Once an average suburban precinct best known for its equine interests; Canterbury is fast becoming an Inner West bolthole attracting young families and professionals alike. Buy, sit and watch your asset grow in value.

2. Hunters Hill

We still can’t work out why the values here for some of the country’s best real estate are materially below her peers in the East and North? This attractive garden enclave is private and discreet with beautiful homes and perfumed gardens. If you want to see some of the best homes in the country, you better check it out.

3. Rouse Hill

Follow the money. At the minute it’s all heading to the North West ahead of the soon-to-be-completed new rail line.
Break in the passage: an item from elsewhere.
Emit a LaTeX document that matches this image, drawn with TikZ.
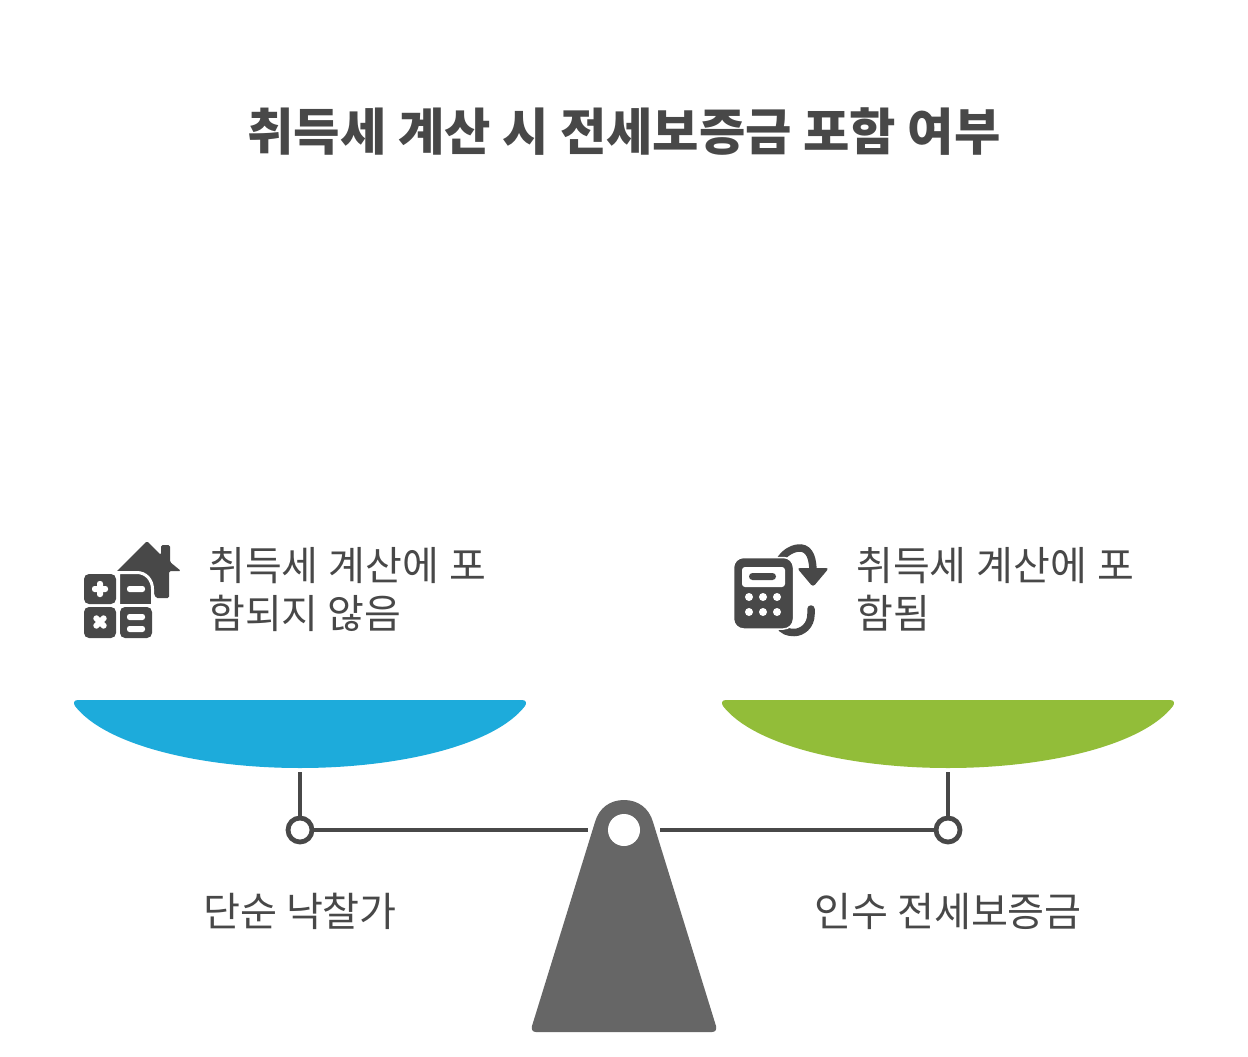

The surrounding areas are equally as attractive for both lifestyle and capital growth but the Rouse Hill Town Centre is worth seeing for that address alone.

4. Sans Souci/Dolls Point

Surrounded by water and with all the appeal and benefits of Sydney’s southern suburbs yet only minutes to the bay and airport with easy access to the CBD. Leaves little doubt that this area will continue to be one of the most desirable in Sydney.

5. Forestville

This has been a favourite suburb for several years now. If you crossed the leafy North Shore with the vibrant Northern Beaches, Forestville would be the outcome. Relatively easy access to the CBD, just 7 minutes to the surf and surrounded by trees, its ideal for homemakers.